The Edge Of The Plain: How Borders Make And Break Our World, by James Crawford
It is a great shame that this book is so political, and from an obviously biased left-wing perspective (that manages to include anti-American and anti-Semitic approaches, as is to be expected from the refuse of the contemporary left) that when the author occasionally stumbles on the need for human beings to have and enforce borders and boundaries on a biological level, fails to draw the obvious conclusion as to why beings who must always defend their bodily integrity might be programmed or hard-wired in some fashion to defend other boundaries as well when they are involved in social groups.
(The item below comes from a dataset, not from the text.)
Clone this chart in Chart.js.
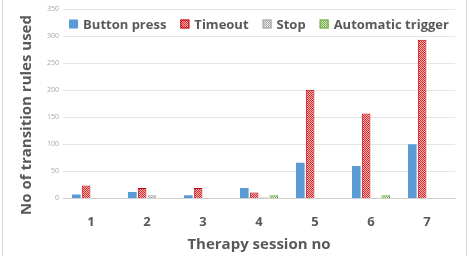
<!DOCTYPE html>
<html>
<head>
<meta charset="utf-8">
<script src="https://cdn.jsdelivr.net/npm/chart.js@4.4.0/dist/chart.umd.min.js"></script>
<style>
  html, body { margin: 0; padding: 0; background: #fff; }
  #wrap { position: relative; width: 473px; height: 256px; }
  #frame { position: absolute; left: 2px; top: -2px; width: 463px; height: 262px; border: 1px solid #d9d9d9; border-radius: 3px; pointer-events: none; }
</style>
</head>
<body>
<div id="wrap">
  <canvas id="barChart" width="473" height="256"></canvas>
  <div id="frame"></div>
</div>
<script>
// Data
const sessions = ["1", "2", "3", "4", "5", "6", "7"];
const buttonPress = [7, 12, 6, 19, 66, 60, 100];
const timeout = [24, 19, 19, 11, 201, 157, 293];
const stopValues = [0, 6, 1, 2, 0, 1, 0];
const automaticTrigger = [0, 0, 0, 6, 0, 6, 0];
const yTicks = [0, 50, 100, 150, 200, 250, 300, 350];
const yTitle = "No of transition rules used";

// small checkered fill like the office-style pattern bars
function makePattern(fg, bg) {
  const c = document.createElement("canvas");
  c.width = 2;
  c.height = 2;
  const g = c.getContext("2d");
  g.fillStyle = bg;
  g.fillRect(0, 0, 2, 2);
  g.fillStyle = fg;
  g.fillRect(0, 0, 1, 1);
  g.fillRect(1, 1, 1, 1);
  return g.createPattern(c, "repeat");
}

const grey = "#595959";
const font = "'Open Sans', 'DejaVu Sans', sans-serif";

// legend drawn inside the plot area, between the 350 and 300 gridlines,
// and the y title, which sits a little lower than the plot's middle
const extras = {
  id: "extras",
  afterDraw(chart) {
    const c = chart.ctx;
    const area = chart.chartArea;
    const box = 9;
    const gap = 5;
    const spacing = 14;
    c.save();
    c.font = "bold 13px " + font;
    c.textBaseline = "middle";
    const items = chart.data.datasets.map((ds) => ({
      ds,
      w: box + gap + c.measureText(ds.label).width,
    }));
    const total = items.reduce((s, it) => s + it.w, 0) + spacing * (items.length - 1);
    let x = (area.left + area.right) / 2 - total / 2;
    const y = area.top + 15;
    items.forEach((it) => {
      c.fillStyle = it.ds.backgroundColor;
      c.fillRect(x, y - box / 2, box, box);
      if (it.ds.borderWidth) {
        c.strokeStyle = it.ds.borderColor;
        c.lineWidth = 1;
        c.strokeRect(x + 0.5, y - box / 2 + 0.5, box - 1, box - 1);
      }
      c.fillStyle = grey;
      c.fillText(it.ds.label, x + box + gap, y + 1);
      x += it.w + spacing;
    });

    c.translate(27, 115);
    c.rotate(-Math.PI / 2);
    c.font = "bold 15px " + font;
    c.textAlign = "center";
    c.fillText(yTitle, 0, 0);
    c.restore();
  },
};

const ctx = document.getElementById("barChart").getContext("2d");

new Chart(ctx, {
  type: "bar",
  data: {
    labels: sessions,
    datasets: [
      {
        label: "Button press",
        data: buttonPress,
        backgroundColor: "#5B9BD5",
        borderWidth: 0,
      },
      {
        label: "Timeout",
        data: timeout,
        backgroundColor: makePattern("#D62A2F", "#F6B3B3"),
        borderColor: "#C00000",
        borderWidth: 1,
      },
      {
        label: "Stop",
        data: stopValues,
        backgroundColor: makePattern("#A5A5A5", "#EDEDED"),
        borderColor: "#A5A5A5",
        borderWidth: 1,
      },
      {
        label: "Automatic trigger",
        data: automaticTrigger,
        backgroundColor: makePattern("#70AD47", "#D5EAC8"),
        borderColor: "#70AD47",
        borderWidth: 1,
      },
    ],
  },
  options: {
    responsive: false,
    animation: false,
    layout: { padding: { left: 43, right: 18, top: 9, bottom: 2 } },
    datasets: {
      bar: { categoryPercentage: 0.7, barPercentage: 0.88 },
    },
    plugins: {
      legend: { display: false },
      tooltip: { enabled: false },
    },
    scales: {
      x: {
        grid: { display: false, drawTicks: false },
        border: { display: true, color: "#d0d0d0" },
        ticks: {
          color: grey,
          padding: 16,
          font: { family: font, size: 13, weight: "bold" },
        },
        title: {
          display: true,
          text: "Therapy session no",
          color: grey,
          padding: { top: -10, bottom: 0 },
          font: { family: font, size: 15, weight: "bold" },
        },
      },
      y: {
        min: 0,
        max: 350,
        afterBuildTicks: (axis) => {
          axis.ticks = yTicks.map((v) => ({ value: v }));
        },
        grid: {
          drawTicks: false,
          color: (c) => (c.tick && c.tick.value === 0 ? "#d0d0d0" : "#e6e6e6"),
        },
        border: { display: false },
        ticks: {
          color: "#a6a6a6",
          padding: 4,
          font: { family: font, size: 7 },
        },
      },
    },
  },
  plugins: [extras],
});
</script>
</body>
</html>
The author seems to think that groups defending boundaries is a bad thing, and stacks the deck to make it seem like the defense of boundaries is an illegitimate matter and that it is violence to the poor people who simply want a better life and to have free access to harm others and take what they want without having to follow proper rules. The author, though, strikes this reader as being a moral anarchist, and is not used to being told that things are wrong and finds the thought of being prevented from doing what he wants to be deeply offensive and wrong, rather than seeing his desire to transgress boundaries as wrong.
Strangely, though, for someone who does not share the author’s perspective, the author manages to provide plenty of evidence as to why it is that borders are so important to defend and, when properly viewed, gives us an understanding of the relationship that borders have to do with life. Indeed, when a person or group or nation is no longer willing or able to defend their boundaries from hostile aggressors, be they illegal immigrants or viruses or foreign armies, the result is the death of that organism. The author has all of the evidence available right in front of him to come to that conclusion, and yet he cannot see that people borders easily become natural because they represent a fundamental aspect of reality, and that is the need to separate ourselves from interaction with hostile elements. When, as is the case with the collapse of Communism, what was once a wall divides people who are no longer enemies, the wall is no longer necessary. The author’s politics lead him to draw the wrong conclusions from the collapse of the Berlin wall and from the proliferation of walls as ways to separate nations from those who wish to do them harm, but the sound reader will be able to read against the grain of the text to come to reasonably sound conclusions, at least, and figure reasonable solutions to the questions of why borders are so natural to mankind that seem to elude the clueless author.
In terms of its contents, this book is almost 400 pages in length and is divided into four parts and ten chapters. The book begins with an introduction and a prologue about the first border known to mankind, between two Mesopotamian cities that fought over farmland and water that sat between them. The first part of the book discusses making borders, with a discussion of how borders affect the Sami people (1), borders and their role in shaping the world of the Greek polis (2), and the struggle of borders and limits for the Roman empire (3). The second part of the book examines moving borders (II), including the green line between Israel and Gaza and Judea and Samaria (4), and the lost border between the United States and Mexico that existed between 1819 and 1845 (5), as a way to inflame Mexican irredentism, I would imagine. The third part of the book discusses the issue of crossing borders, including the efforts of the American government to protect the nation from illegal immigrants through the use of technology and diverting illegals into more dangerous terrain (6), a sensible strategy, and the habit of burning borders by African illegal migrants trying to overrun Europe (7). The fourth part of the book then turns to breaking borders (IV), with chapters dealing with the melting border in Tyrol between Italy and Austria where Otzli was found (8), the wall of flesh that protects people from diseases (9), and a discussion of efforts by Africans to defend land from the expansion of the Sahara through planting trees and engaging in farming to encourage locals to stay home and work rather than flee to Europe (10). The book then ends with acknowledgements, image credits, notes, and an index.